Tajikistan’s strongman leader Emomali Rahmon and Vladimir Putin share a close relationship and an AFP report said that around one million Tajiks travel to Russia every year, and the number is growing.

2,300 Tajiks have joined IS since 2015, including the high-profile case of a former Tajik police commander who defected to IS.

“Over the past three years, 24 of our citizens have committed terrorist acts in 10 countries.

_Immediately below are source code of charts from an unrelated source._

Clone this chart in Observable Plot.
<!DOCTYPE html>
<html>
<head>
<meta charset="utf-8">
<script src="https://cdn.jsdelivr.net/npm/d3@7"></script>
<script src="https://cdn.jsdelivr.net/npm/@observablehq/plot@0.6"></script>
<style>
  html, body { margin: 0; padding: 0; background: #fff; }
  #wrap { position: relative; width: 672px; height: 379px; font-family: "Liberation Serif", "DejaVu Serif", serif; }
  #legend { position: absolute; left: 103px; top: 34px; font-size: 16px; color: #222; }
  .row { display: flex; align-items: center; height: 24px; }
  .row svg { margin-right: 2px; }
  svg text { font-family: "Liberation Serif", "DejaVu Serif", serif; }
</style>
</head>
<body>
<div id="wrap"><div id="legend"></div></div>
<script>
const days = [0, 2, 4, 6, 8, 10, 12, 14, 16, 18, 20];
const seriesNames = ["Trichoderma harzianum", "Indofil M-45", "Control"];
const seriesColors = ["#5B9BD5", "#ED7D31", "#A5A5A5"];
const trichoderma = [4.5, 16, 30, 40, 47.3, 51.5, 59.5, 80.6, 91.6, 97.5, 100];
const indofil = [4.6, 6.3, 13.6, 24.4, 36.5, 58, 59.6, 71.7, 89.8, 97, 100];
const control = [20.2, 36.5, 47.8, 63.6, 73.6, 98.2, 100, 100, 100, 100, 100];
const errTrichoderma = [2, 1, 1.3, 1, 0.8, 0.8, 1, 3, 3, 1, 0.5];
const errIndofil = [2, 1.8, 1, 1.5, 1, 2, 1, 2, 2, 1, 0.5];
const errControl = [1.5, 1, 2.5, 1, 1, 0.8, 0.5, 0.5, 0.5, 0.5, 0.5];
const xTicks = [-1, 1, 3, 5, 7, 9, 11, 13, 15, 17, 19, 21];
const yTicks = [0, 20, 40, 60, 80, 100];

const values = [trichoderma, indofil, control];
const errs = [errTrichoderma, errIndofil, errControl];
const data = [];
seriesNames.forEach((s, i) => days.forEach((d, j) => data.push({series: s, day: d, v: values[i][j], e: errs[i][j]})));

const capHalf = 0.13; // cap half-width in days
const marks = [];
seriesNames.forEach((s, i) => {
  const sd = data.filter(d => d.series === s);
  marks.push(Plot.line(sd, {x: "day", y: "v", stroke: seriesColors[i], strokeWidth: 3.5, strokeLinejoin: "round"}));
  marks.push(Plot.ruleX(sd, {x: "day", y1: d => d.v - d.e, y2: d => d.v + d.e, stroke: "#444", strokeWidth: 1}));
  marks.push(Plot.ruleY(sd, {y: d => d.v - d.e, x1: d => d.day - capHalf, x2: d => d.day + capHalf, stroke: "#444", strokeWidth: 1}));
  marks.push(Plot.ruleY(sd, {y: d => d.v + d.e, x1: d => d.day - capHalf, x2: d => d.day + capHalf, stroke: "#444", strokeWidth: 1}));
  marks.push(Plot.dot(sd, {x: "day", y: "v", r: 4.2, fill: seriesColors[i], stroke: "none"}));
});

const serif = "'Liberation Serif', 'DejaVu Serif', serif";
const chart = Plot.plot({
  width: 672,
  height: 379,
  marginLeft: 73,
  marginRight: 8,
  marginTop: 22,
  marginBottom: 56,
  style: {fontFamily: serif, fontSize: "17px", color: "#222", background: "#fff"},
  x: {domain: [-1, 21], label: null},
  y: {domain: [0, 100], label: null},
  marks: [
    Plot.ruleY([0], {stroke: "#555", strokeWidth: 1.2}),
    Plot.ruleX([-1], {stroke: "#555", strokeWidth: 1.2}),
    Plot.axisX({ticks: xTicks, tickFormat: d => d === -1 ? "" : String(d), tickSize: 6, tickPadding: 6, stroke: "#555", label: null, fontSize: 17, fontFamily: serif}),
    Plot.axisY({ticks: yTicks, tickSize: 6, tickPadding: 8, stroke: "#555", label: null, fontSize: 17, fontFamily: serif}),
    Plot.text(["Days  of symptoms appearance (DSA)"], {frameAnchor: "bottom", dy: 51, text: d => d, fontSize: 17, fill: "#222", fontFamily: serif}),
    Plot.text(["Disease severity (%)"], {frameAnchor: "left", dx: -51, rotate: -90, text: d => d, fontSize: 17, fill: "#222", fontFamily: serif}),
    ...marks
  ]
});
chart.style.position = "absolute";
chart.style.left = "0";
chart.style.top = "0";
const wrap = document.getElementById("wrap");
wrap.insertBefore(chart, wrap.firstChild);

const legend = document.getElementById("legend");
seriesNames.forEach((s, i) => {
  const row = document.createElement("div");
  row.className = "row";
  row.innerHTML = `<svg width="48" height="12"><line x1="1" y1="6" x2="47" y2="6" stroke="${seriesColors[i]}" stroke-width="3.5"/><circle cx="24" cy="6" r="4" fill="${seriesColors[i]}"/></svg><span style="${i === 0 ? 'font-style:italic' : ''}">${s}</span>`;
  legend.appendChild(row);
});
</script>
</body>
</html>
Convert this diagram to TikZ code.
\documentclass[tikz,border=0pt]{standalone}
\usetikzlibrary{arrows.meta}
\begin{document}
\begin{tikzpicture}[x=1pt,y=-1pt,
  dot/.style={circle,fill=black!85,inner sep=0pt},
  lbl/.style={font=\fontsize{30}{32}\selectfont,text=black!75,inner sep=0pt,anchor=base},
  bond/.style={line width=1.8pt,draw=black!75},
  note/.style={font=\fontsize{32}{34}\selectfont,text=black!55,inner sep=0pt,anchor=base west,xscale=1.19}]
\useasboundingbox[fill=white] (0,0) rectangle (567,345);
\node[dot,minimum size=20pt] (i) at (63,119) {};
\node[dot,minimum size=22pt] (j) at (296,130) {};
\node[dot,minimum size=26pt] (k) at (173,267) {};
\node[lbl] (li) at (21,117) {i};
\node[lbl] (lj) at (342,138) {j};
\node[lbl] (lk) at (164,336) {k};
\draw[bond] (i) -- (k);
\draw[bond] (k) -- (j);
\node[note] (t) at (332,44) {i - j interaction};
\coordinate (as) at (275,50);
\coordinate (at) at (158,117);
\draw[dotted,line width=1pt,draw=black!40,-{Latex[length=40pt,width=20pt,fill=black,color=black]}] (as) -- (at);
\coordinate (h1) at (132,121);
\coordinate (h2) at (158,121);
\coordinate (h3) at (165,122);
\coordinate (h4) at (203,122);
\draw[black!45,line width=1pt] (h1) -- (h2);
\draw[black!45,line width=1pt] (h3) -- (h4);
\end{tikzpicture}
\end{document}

The number of young people who have joined terrorist organisations, including IS, has increased,” Tajik President Emomali Rahmon said.

The FSB and Kremlin could also be accused of not paying adequate attention to who is entering the nation, as evidenced by Turkey’s claims, which contributed to the slip-up, putting Putin, who once headed the FSB, in a tough spot.

Russian citizens were also quick to point out that the security as the Crocus City Hall was less compared to the police presence at memorials planned to commemorate the life of Putin-critic Alexei Navalny who died in a Russian penal colony under mysterious circumstances.

Russia has fought Islamist radicals earlier as well. Putin in his first term began his presidential tenure by fighting a long, bloody fight in southern Russia’s Dagestan and Chechnya provinces against radical Islamists but since these elements were suppressed, Russian authorities may have led to believe that jihadists did not pose much of a threat.

But many Russian commentators were in no doubt where to lay the blame.

“We are not talking about ISIS here. It was the khokhly,” said the editor-in-chief of the RT channel Margarita Simonyan, using a term used pejoratively in Russia to denote Ukrainians.

Mass-circulation newspaper Komsomolskaya Pravda even quoted one commentator as blaming the “British special services and the Americans and Ukrainians” for the attack.